TSA appeals to membership to respond to Migration Advisory Committee

4 August 2017

UK

Phillip Wright, chief executive at the Textile Services Association (TSA) has written to the membership to put forward their cases on migration to the Government which seeks to develop a post-Brexit immigration regime that will bring an end to free movement but will not cause economic damage or vital skills shortages.

 

The move follows an article in the Financial Times (26 July) in which Home Secretary Amber Rudd urged companies to put forward their cases for a Home Office-commissioned cost benefit analysis of European migration to the British economy. Examination of these cases will be conducted by the Migration Advisory Committee (MAC) and is expected to be published in September 2018 – just seven months before Britain is set to formally exit the EU in March 2019.

 

“The Home Secretary has also told businesses that there will be a transition period of up to three years after the UK leaves the European Union, whereby freedom of movement will persist.

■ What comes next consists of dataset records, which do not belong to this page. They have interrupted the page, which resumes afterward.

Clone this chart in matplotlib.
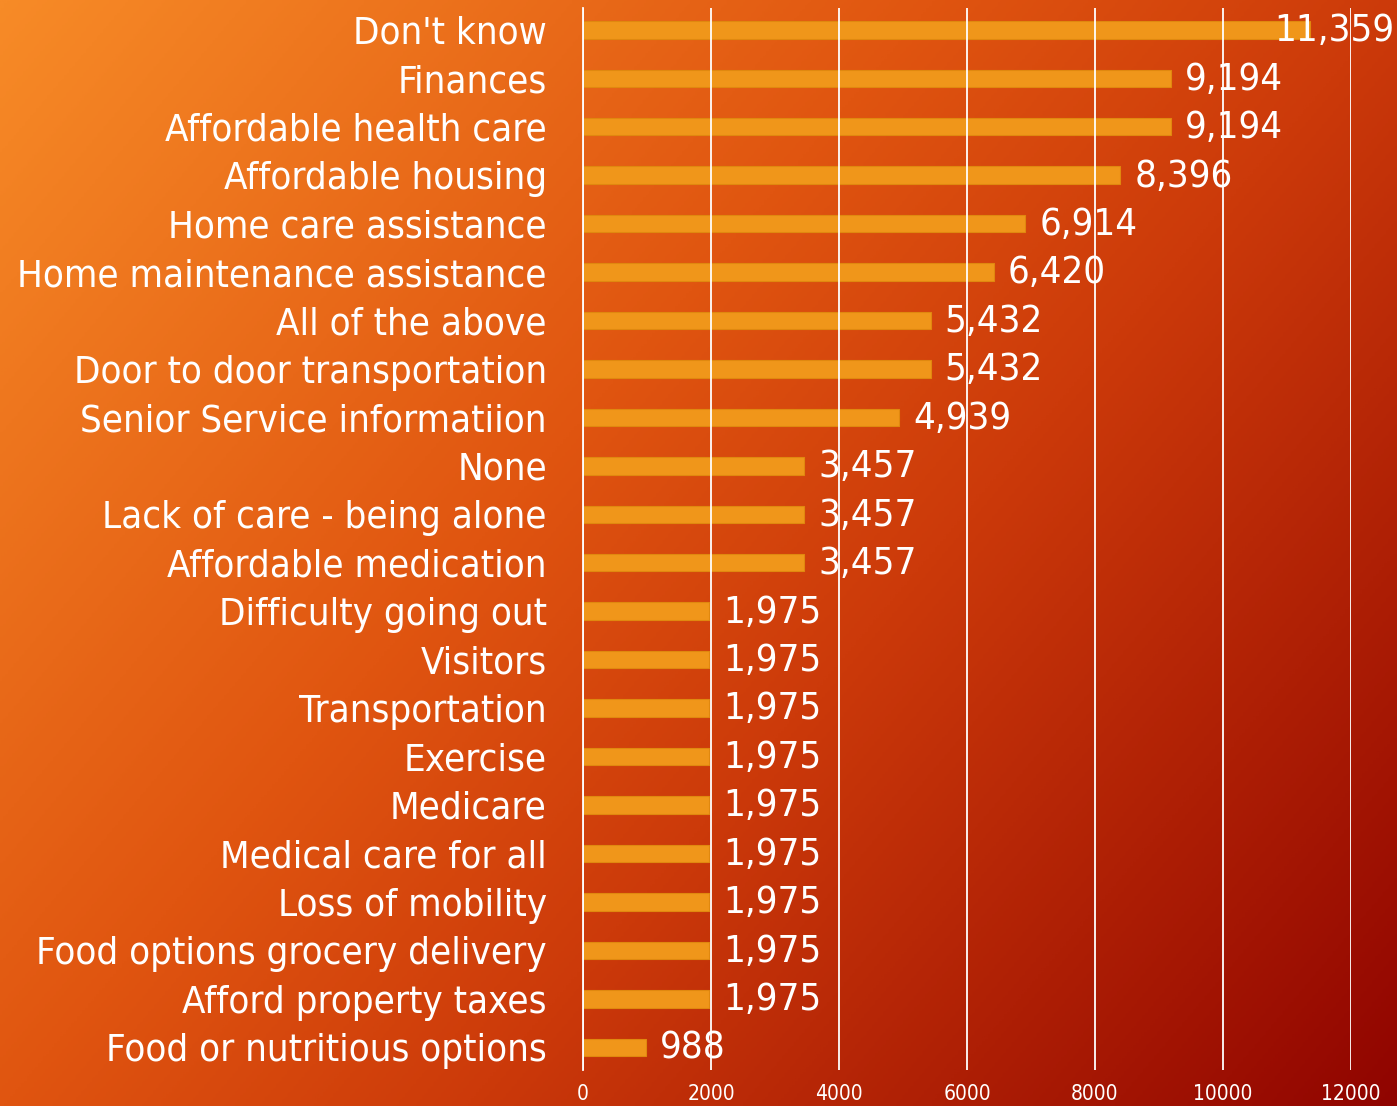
import numpy as np
import matplotlib.pyplot as plt
from matplotlib.colors import LinearSegmentedColormap

# categories, top to bottom
labels = ["Don't know", "Finances", "Affordable health care", "Affordable housing",
          "Home care assistance", "Home maintenance assistance", "All of the above",
          "Door to door transportation", "Senior Service informatiion", "None",
          "Lack of care - being alone", "Affordable medication", "Difficulty going out",
          "Visitors", "Transportation", "Exercise", "Medicare", "Medical care for all",
          "Loss of mobility", "Food options grocery delivery", "Afford property taxes",
          "Food or nutritious options"]
values = [11359, 9194, 9194, 8396, 6914, 6420, 5432, 5432, 4939, 3457, 3457, 3457,
          1975, 1975, 1975, 1975, 1975, 1975, 1975, 1975, 1975, 988]
xticks = [0, 2000, 4000, 6000, 8000, 10000, 12000]

FONT = dict(family="DejaVu Sans", fontstretch="condensed")

fig = plt.figure(figsize=(13.97, 11.06), dpi=100)

# diagonal gradient background (orange top-left -> dark red bottom-right)
bg = fig.add_axes([0, 0, 1, 1], zorder=0)
gx, gy = np.meshgrid(np.linspace(0, 1, 500), np.linspace(0, 1, 500))
grad = 0.6 * gx + 0.4 * gy
cmap = LinearSegmentedColormap.from_list(
    "bg", [(0, "#F78B27"), (0.4, "#E05510"), (0.6, "#CC3A0A"), (1, "#900400")])
bg.imshow(grad, cmap=cmap, aspect="auto", extent=[0, 1, 0, 1], origin="upper")
bg.axis("off")

ax = fig.add_axes([583 / 1397, 1 - 1070 / 1106, 768 / 1397, 1062 / 1106], zorder=1)
ax.patch.set_alpha(0)

y = np.arange(len(labels))
bars = ax.barh(y, values, height=0.36, color="#F0961A", edgecolor="#E0880F",
               linewidth=0.8, zorder=2)

ax.set_xlim(0, 12000)
ax.set_ylim(len(labels) - 0.53, -0.45)
ax.set_xticks(xticks)
ax.set_xticklabels([str(t) for t in xticks], color="white", fontsize=15, **FONT)
ax.set_yticks(y)
ax.set_yticklabels(labels, color="white", fontsize=27.5, **FONT)
ax.tick_params(axis="both", length=0)
ax.tick_params(axis="y", pad=26)
ax.tick_params(axis="x", pad=10)

ax.grid(axis="x", color="white", linewidth=1.3, zorder=3)
ax.set_axisbelow(False)
for s in ["top", "right", "bottom"]:
    ax.spines[s].set_visible(False)
ax.spines["left"].set_color("white")
ax.spines["left"].set_linewidth(1.3)

for b, v in zip(bars, values):
    yc = b.get_y() + b.get_height() / 2
    if v > 11000:
        # too long to fit after the bar: pin to the right edge
        ax.annotate(f"{v:,}", (1.0, yc), xycoords=("axes fraction", "data"),
                    xytext=(31, -1), textcoords="offset points", va="center", ha="right",
                    color="white", fontsize=27.5, annotation_clip=False, zorder=4, **FONT)
    else:
        ax.annotate(f"{v:,}", (v, yc), xytext=(10, -1),
                    textcoords="offset points", va="center", ha="left",
                    color="white", fontsize=27.5, annotation_clip=False, zorder=4, **FONT)

fig.savefig("out.png", dpi=100)
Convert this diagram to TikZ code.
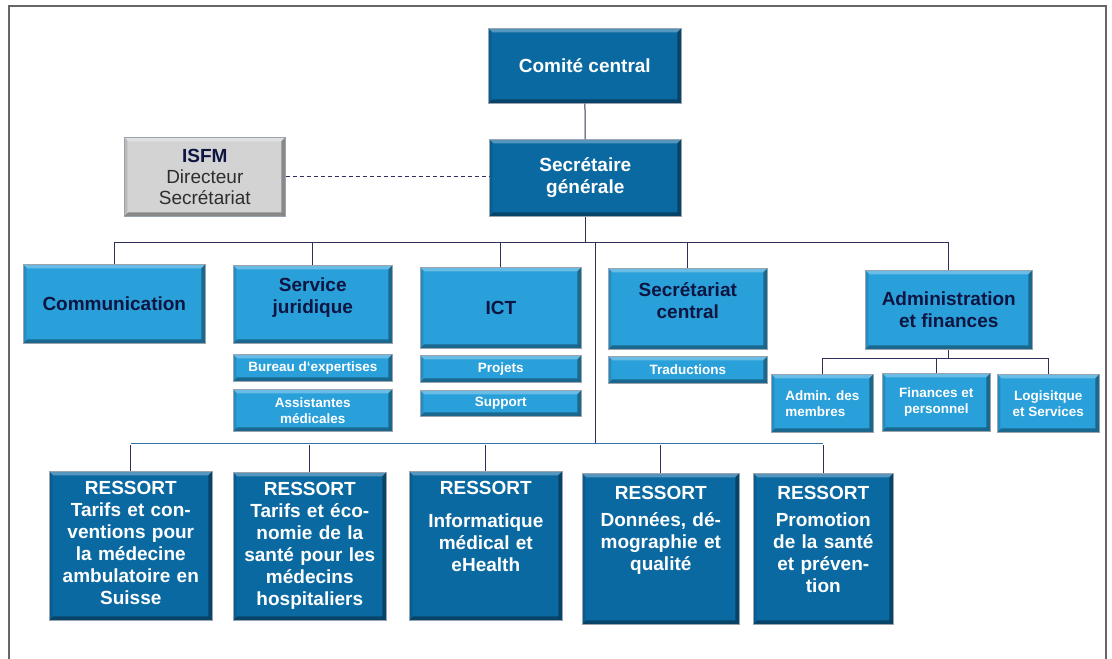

It’s also understood that there will be a cross-government programme of engagement with business and industry over the coming months on the topic,” Wright explained.

 

MAC chairman, Professor Alan Manning, has been asked to produce interim reports to guide Home Office officials attempting to draw up a post-Brexit immigration regime that will bring an end to free movement but will not cause economic damage or vital skills shortages. The committee will also be asked to examine:

• Which sectors are most reliant on EU labour. 

• The impact of a reduction in EU migration and the ways in which both business and the Government could adjust to this change. 

• Whether there is any evidence that the availability of unskilled labour has led to low UK investment in certain sectors. 

• Whether there are advantages to focusing migrant labour on high-skilled jobs.

“We thought that this was worth sharing to provide some contextual information, given that we are currently in the process of assessing TSA members’ survey contributions on labour shortages post-Brexit,” said Wright, adding that there is still time to get this information in to the TSA. He added TSA will be commenting on the issue.